[Objective]:
Give back the full listing, character for character, with no pictures.

[Data excerpt]:
────────────────────────────────────────

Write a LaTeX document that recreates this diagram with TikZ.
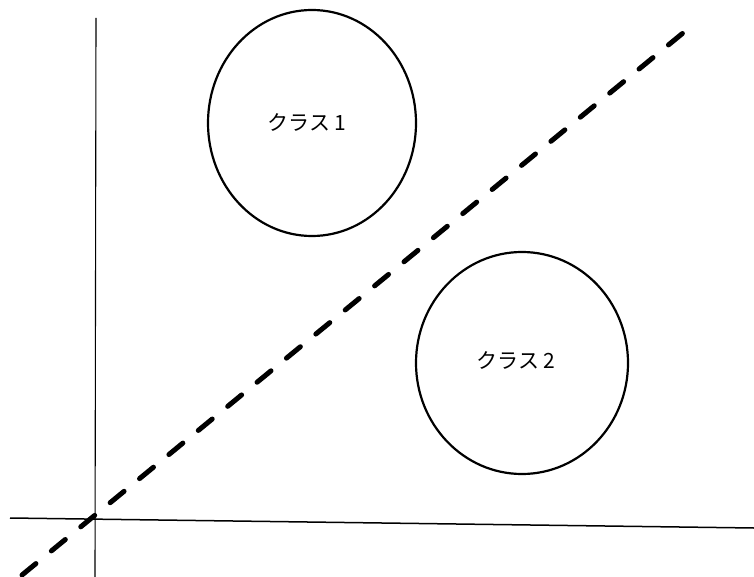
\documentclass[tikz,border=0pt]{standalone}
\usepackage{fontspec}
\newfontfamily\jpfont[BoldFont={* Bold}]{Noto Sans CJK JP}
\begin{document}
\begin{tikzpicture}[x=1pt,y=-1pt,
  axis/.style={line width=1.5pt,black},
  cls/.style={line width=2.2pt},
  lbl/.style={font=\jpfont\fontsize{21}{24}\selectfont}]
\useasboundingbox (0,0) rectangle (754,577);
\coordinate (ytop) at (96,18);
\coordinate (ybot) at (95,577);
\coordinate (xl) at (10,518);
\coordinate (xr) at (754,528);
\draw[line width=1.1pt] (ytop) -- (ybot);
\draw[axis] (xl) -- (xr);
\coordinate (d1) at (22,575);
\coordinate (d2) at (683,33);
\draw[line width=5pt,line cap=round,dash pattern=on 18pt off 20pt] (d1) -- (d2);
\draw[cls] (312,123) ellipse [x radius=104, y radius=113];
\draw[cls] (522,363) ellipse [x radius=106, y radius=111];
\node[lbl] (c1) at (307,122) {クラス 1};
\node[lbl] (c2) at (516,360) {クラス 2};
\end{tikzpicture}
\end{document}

────────────────────────────────────────

[Full solution]:
Write a LaTeX document that recreates this diagram with TikZ.
\documentclass[tikz,border=0pt]{standalone}
\usepackage{fontspec}
\newfontfamily\jpfont[BoldFont={* Bold}]{Noto Sans CJK JP}
\begin{document}
\begin{tikzpicture}[x=1pt,y=-1pt,
  axis/.style={line width=1.5pt,black},
  cls/.style={line width=2.2pt},
  lbl/.style={font=\jpfont\fontsize{21}{24}\selectfont}]
\useasboundingbox (0,0) rectangle (754,577);
\coordinate (ytop) at (96,18);
\coordinate (ybot) at (95,577);
\coordinate (xl) at (10,518);
\coordinate (xr) at (754,528);
\draw[line width=1.1pt] (ytop) -- (ybot);
\draw[axis] (xl) -- (xr);
\coordinate (d1) at (22,575);
\coordinate (d2) at (683,33);
\draw[line width=5pt,line cap=round,dash pattern=on 18pt off 20pt] (d1) -- (d2);
\draw[cls] (312,123) ellipse [x radius=104, y radius=113];
\draw[cls] (522,363) ellipse [x radius=106, y radius=111];
\node[lbl] (c1) at (307,122) {クラス 1};
\node[lbl] (c2) at (516,360) {クラス 2};
\end{tikzpicture}
\end{document}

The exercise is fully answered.